Both of the public lands on the Tennessee and Alabama side total 21,453 acres. The initiative to acquire this land was a lengthy project completed by The Nature Conservancy in Tennessee and Alabama. The natural area is approximately twelve miles south of Winchester in southern Franklin County. The southern boundary of the natural area follows the Alabama Tennessee state line where the actual “Walls of Jericho” is located.
The “Walls” is an impressive geological feature that forms a large bowl shaped amphitheater. Embedded in the limestone are bowling ball size holes from which water drips and spouts, creating a unique water feature. This amphitheater gives rise to steep 200-foot sheer rock walls that creates the natural feature defining the amphitheater. Turkey Creek drains through the “Walls” and has been an active geological force in creating the amphitheater. The natural area forest is comprised of maples, oaks, hickories, tulip tree, American beech, eastern red cedar, and many other plants commonly associated with limestone. The forestland beyond the “Walls” feature is noteworthy with its many bluffs, large rock outcroppings, caves, and sinkholes.

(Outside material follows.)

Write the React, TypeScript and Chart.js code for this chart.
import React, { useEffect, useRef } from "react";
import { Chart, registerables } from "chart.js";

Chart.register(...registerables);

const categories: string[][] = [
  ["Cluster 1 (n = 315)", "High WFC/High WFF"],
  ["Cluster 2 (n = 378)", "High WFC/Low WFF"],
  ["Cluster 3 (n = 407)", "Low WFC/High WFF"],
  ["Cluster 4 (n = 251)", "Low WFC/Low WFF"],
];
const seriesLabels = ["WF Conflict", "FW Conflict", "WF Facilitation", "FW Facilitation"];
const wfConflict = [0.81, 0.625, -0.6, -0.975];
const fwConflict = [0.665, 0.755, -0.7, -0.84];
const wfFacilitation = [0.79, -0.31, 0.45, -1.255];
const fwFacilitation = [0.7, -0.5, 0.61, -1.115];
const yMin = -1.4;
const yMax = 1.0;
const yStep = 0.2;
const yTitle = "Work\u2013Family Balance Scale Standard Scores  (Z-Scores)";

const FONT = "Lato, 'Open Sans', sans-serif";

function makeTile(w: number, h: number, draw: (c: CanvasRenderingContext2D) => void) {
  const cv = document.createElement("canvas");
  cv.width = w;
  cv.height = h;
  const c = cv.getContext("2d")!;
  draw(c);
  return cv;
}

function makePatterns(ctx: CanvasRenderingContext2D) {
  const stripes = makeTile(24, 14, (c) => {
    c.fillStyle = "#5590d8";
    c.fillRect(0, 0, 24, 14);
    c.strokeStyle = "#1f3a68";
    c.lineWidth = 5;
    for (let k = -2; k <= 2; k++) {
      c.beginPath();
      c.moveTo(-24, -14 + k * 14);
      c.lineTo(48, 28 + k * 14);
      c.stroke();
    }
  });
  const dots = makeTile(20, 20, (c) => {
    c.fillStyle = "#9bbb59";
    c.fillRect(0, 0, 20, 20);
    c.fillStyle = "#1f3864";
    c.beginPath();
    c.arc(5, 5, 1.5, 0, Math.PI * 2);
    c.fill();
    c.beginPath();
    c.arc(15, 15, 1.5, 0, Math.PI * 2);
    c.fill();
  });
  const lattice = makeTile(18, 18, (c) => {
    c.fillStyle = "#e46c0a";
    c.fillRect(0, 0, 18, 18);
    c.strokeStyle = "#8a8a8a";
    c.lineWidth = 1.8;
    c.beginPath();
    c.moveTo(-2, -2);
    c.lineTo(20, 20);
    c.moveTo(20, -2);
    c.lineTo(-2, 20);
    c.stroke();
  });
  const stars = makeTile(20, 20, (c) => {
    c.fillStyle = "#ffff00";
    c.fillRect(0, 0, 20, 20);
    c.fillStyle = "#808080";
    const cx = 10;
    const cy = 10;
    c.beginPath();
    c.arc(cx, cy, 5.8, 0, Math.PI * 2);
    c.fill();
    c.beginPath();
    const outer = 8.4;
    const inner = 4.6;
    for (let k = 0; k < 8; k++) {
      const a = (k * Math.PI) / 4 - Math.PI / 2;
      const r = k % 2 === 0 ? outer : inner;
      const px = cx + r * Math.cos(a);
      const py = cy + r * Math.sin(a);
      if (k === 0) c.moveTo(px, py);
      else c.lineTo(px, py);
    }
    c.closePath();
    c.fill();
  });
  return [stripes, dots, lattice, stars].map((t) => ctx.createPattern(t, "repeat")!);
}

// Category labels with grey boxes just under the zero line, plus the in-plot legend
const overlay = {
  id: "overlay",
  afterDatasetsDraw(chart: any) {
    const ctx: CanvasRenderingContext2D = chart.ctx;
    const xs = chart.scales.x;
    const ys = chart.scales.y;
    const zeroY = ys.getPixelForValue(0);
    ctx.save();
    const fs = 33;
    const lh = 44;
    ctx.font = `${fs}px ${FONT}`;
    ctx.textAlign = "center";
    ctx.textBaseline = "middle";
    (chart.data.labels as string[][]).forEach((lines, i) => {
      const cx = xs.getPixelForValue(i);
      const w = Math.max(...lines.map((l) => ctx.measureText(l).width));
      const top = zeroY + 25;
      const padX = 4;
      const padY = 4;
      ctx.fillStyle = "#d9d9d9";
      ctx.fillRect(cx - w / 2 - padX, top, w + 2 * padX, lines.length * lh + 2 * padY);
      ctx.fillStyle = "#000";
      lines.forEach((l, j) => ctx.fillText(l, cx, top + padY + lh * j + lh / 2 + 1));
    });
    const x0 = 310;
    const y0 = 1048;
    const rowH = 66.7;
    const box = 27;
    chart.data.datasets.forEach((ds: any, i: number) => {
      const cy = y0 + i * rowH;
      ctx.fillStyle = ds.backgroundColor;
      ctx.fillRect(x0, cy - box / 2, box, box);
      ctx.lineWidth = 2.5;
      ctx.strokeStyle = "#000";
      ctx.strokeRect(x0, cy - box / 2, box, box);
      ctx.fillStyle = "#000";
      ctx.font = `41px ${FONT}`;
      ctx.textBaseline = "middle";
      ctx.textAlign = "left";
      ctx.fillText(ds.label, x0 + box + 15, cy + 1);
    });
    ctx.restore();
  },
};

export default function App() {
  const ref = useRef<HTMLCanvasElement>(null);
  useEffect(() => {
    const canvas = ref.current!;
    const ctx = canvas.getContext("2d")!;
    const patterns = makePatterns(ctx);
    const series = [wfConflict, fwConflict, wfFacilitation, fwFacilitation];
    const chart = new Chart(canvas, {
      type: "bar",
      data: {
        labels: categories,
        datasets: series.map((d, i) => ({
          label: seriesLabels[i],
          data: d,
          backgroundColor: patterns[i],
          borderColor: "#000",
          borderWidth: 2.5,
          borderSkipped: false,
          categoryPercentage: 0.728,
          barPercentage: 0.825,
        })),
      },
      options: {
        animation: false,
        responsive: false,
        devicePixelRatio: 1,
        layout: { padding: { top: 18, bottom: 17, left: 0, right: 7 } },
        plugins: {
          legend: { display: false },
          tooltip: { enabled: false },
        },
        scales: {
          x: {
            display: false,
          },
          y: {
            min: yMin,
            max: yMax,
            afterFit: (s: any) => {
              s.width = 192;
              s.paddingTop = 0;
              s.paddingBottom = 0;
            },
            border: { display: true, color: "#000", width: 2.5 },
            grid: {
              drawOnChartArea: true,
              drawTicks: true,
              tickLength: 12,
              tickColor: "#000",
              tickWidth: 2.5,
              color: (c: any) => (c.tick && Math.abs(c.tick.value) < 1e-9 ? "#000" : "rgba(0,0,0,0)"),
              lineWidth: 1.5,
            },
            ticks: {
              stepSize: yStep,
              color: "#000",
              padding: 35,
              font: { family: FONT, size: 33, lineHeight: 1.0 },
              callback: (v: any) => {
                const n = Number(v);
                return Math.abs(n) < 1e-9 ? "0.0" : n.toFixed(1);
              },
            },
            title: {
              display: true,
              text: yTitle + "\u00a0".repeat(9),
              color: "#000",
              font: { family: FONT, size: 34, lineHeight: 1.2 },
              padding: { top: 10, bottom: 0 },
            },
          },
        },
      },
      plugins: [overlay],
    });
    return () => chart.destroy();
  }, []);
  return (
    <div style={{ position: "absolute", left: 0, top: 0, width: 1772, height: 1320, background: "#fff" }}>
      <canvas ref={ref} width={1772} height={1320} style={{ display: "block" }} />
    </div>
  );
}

Not only is the “Walls” significant as a geological feature, the natural area is also important because of its biological richness. The Turkey Creek drainage, which bisects the natural area from north to south, supports the state endangered rare limerock arrowwood (Viburnum bracteatum). This is one of only three known occurrences in the state. Other rare species occur in the Turkey Creek watershed. The protection of Turkey Creek also helps protect downstream the Upper Paint Rock watershed where numerous rare mussel and fish species occur in the Paint Rock River.